Hell, we’ve even LOST ground in some crucial ways. See “Why Have So Many States Banned Abortions?” Ten states in the U.S. have a de facto abortion ban, and the movement to make it nationwide is gaining steam every day.

But if you establish your own culture, you can set sexual health and reproductive choice into it as core values, right from Day One. Every Beta kid would know how his/her body worked, learning not only HOW not to have babies at the age of 15, but WHY. And would have the physical tools to ensure successful application of the knowledge.

Beta is the product of a solidly non-religious mindset. Another mental picture I’ve had in my conceptual work is that of a stepped pyramid. Feminism, environmentalism, etc., would occupy higher levels of the pyramid, but the foundation of the thing, the several massive levels at its base, would be atheism — the uncompromising  rejection of religious, mystical or superstitious mindsets.

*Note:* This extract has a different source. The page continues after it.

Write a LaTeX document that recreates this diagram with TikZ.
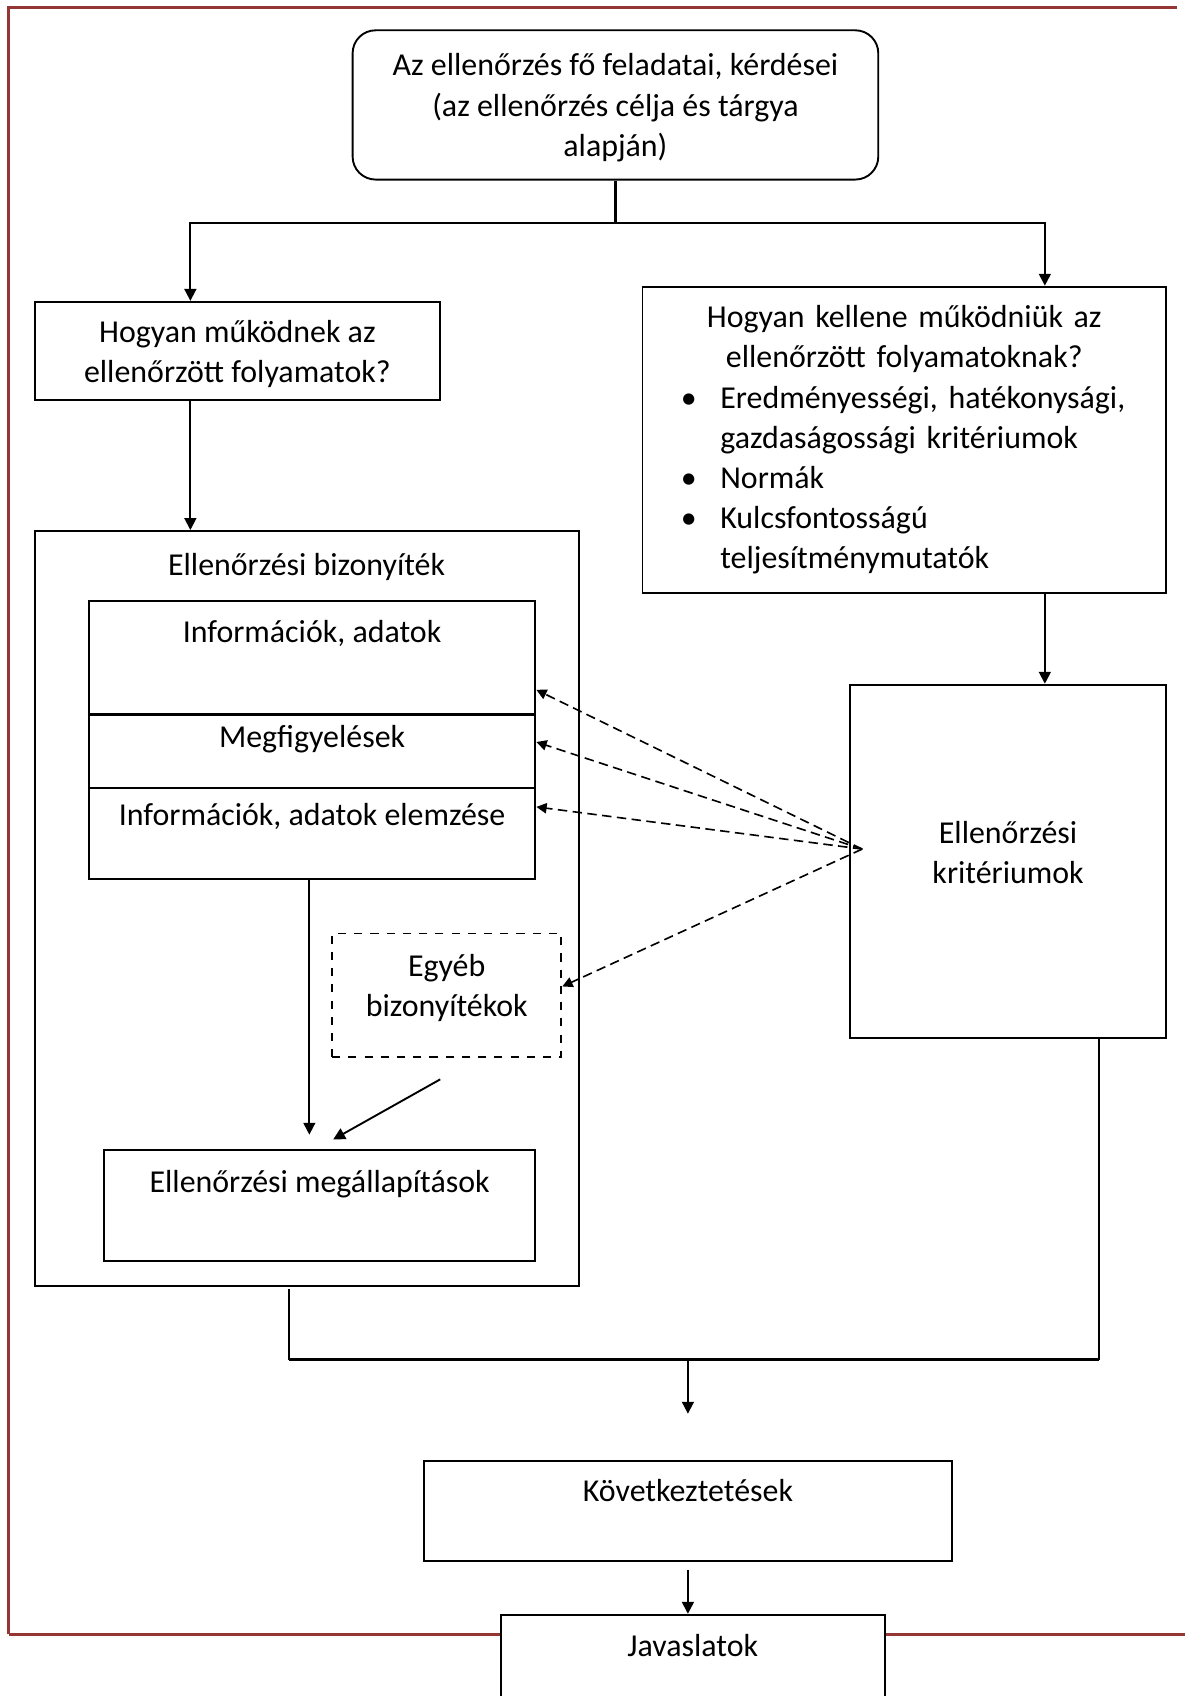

The need Beta Culture fills, as I see it, is to provide a place, for the first time ever in history, for uncompromising rational thinkers. A place for them to start fresh and build something new, based on rational thought, rather than to inherit this societal fixer-upper we’re otherwise going to get, with the active termite-infestation of religion and the powdery dry rot of irrational thinking all through it.

You and I may feel good about being individual atheists, but everything around us, including our language, social systems, entertainment, so much, much more, is tainted by thousands of years of religion. Yes, we have to live in this world, but nothing says we can’t establish a unique social enclave of our own, choosing our own path, creating unique new solutions to social problems rather than adopting existing ones and trying to make ourselves fit them.